Job: Give the lines of the material verbatim, from the first line to the line with "from matplotlib.ticker import", including both.

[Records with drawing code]
────────────────
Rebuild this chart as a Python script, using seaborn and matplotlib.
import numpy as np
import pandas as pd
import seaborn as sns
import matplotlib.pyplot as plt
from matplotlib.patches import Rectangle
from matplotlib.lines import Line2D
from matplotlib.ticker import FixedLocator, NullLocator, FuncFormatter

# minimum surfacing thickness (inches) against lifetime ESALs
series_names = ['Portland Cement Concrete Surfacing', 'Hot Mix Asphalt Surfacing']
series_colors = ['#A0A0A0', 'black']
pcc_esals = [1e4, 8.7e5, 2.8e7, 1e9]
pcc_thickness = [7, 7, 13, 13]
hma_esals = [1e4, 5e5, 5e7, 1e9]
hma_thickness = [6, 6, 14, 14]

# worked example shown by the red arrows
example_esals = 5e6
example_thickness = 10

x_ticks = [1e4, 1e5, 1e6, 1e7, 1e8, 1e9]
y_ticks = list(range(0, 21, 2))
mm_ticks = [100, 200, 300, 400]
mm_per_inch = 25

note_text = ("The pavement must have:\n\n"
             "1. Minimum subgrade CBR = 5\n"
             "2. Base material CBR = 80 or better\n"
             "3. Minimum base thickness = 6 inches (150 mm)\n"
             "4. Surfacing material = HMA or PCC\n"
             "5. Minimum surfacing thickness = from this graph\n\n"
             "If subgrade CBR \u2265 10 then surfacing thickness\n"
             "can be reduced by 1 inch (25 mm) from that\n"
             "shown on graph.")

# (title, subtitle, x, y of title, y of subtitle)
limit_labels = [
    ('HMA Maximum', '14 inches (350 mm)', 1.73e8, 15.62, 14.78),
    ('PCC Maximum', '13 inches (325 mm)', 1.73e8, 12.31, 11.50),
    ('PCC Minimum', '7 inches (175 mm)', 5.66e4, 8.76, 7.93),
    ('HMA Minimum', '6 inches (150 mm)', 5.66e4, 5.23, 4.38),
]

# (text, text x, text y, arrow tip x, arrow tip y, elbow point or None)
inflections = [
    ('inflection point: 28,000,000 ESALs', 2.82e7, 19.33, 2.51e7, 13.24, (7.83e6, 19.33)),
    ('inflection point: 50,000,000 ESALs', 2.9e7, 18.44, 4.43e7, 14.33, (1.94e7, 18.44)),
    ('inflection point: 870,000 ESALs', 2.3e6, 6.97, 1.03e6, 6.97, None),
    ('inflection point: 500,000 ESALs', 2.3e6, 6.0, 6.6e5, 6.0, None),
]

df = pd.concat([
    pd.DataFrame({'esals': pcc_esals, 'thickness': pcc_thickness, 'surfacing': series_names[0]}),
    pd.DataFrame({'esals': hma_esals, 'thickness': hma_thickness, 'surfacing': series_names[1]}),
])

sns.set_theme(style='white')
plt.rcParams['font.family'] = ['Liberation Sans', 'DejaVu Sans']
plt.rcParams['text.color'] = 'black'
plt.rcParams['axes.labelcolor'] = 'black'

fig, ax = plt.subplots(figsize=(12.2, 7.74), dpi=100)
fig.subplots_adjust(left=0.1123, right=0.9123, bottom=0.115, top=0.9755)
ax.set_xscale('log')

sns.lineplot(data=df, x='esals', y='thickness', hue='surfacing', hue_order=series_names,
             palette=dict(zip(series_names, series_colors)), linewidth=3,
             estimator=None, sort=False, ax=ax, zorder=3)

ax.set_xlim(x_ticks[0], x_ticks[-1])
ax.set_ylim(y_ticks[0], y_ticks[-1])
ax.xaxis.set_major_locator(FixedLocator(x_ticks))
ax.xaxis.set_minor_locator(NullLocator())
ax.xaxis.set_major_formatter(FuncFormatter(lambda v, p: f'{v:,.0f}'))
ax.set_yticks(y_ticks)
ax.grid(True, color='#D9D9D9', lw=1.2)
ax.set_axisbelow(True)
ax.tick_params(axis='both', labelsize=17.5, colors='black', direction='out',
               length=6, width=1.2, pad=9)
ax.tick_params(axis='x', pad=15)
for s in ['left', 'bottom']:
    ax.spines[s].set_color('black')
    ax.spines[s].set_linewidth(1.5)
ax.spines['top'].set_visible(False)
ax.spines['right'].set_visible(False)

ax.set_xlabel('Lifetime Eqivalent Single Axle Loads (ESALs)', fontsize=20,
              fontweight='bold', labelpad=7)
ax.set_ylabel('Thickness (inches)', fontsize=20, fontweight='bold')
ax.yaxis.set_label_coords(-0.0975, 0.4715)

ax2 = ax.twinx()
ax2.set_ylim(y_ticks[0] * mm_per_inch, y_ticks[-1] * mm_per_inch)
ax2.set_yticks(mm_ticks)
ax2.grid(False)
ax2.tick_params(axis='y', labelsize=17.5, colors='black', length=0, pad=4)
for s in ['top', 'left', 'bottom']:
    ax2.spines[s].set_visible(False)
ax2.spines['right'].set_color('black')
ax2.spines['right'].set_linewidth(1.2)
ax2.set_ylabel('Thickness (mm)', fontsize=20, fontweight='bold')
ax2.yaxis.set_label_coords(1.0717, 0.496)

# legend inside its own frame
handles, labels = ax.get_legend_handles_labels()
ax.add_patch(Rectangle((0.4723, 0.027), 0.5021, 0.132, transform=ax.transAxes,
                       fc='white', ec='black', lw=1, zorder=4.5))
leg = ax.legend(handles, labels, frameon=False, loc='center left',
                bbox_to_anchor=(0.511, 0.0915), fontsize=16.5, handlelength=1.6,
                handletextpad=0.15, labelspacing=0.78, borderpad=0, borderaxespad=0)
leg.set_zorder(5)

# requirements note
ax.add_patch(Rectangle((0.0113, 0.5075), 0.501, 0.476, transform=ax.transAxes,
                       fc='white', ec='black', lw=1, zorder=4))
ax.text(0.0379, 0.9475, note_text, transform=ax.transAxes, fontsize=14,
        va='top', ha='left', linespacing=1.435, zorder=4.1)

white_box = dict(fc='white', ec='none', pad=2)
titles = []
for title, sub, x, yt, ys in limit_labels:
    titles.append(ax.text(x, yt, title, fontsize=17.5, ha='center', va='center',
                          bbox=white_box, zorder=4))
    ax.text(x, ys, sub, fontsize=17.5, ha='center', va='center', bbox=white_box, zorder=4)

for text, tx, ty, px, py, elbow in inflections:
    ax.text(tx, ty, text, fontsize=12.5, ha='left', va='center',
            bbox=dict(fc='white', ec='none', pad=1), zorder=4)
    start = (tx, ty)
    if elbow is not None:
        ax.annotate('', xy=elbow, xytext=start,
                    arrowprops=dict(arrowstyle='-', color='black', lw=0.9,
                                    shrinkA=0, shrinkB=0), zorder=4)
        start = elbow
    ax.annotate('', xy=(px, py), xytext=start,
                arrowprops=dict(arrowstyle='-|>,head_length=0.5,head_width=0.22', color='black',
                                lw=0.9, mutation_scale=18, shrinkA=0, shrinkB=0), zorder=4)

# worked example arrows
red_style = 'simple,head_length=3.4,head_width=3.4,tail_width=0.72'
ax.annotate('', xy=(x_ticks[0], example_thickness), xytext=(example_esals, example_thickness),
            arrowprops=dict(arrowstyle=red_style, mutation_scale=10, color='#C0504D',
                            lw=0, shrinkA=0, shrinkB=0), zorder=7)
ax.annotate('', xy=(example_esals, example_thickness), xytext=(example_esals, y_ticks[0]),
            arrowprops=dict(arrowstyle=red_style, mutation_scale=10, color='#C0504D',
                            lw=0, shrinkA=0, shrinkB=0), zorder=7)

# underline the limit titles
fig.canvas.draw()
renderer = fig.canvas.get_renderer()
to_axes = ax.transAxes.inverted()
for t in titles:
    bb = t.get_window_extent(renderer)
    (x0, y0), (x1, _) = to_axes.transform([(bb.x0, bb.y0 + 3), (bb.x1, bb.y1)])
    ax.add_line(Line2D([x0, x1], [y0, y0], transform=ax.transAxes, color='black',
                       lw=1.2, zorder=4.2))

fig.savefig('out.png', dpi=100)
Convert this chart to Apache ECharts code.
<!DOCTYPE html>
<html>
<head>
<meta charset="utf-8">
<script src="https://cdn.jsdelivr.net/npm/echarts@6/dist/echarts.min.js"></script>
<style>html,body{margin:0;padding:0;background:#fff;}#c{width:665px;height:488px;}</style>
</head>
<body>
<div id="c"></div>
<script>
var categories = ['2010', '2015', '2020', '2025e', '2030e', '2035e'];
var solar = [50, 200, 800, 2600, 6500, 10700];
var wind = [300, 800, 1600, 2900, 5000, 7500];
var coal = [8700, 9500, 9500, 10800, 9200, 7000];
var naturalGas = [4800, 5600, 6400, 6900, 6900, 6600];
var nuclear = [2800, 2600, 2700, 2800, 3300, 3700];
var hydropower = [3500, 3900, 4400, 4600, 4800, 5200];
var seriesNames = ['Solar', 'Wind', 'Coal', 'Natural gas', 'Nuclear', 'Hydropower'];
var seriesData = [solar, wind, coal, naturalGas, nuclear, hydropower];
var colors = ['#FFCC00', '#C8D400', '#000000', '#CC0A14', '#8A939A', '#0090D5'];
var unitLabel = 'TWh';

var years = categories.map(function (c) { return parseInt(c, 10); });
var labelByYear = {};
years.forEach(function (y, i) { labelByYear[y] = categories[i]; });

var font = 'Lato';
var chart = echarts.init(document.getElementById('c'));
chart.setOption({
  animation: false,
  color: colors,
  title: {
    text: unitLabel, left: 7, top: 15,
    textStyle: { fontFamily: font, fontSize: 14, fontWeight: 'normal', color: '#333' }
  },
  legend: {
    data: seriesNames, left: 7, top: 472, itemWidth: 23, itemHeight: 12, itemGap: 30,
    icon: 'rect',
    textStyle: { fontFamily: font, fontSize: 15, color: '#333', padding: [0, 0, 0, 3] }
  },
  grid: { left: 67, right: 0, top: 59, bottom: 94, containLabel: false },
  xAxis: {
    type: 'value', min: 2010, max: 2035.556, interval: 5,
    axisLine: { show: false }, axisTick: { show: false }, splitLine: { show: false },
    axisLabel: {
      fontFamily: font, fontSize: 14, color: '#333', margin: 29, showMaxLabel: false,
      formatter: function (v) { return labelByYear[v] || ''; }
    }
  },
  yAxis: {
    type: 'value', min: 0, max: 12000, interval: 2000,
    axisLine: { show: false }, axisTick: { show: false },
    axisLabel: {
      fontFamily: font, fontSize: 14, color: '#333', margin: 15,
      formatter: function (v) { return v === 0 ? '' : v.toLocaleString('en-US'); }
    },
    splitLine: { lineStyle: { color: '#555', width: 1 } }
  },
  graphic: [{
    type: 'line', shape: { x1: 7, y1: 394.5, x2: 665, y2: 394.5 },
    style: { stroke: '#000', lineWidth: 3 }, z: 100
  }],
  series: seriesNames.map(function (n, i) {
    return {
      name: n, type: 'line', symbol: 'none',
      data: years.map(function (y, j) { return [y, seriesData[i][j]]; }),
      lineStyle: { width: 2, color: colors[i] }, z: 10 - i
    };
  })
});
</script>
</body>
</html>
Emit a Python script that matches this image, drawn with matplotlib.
────────────────
Finished task:
Rebuild this chart as a Python script, using seaborn and matplotlib.
import numpy as np
import pandas as pd
import seaborn as sns
import matplotlib.pyplot as plt
from matplotlib.patches import Rectangle
from matplotlib.lines import Line2D
from matplotlib.ticker import FixedLocator, NullLocator, FuncFormatter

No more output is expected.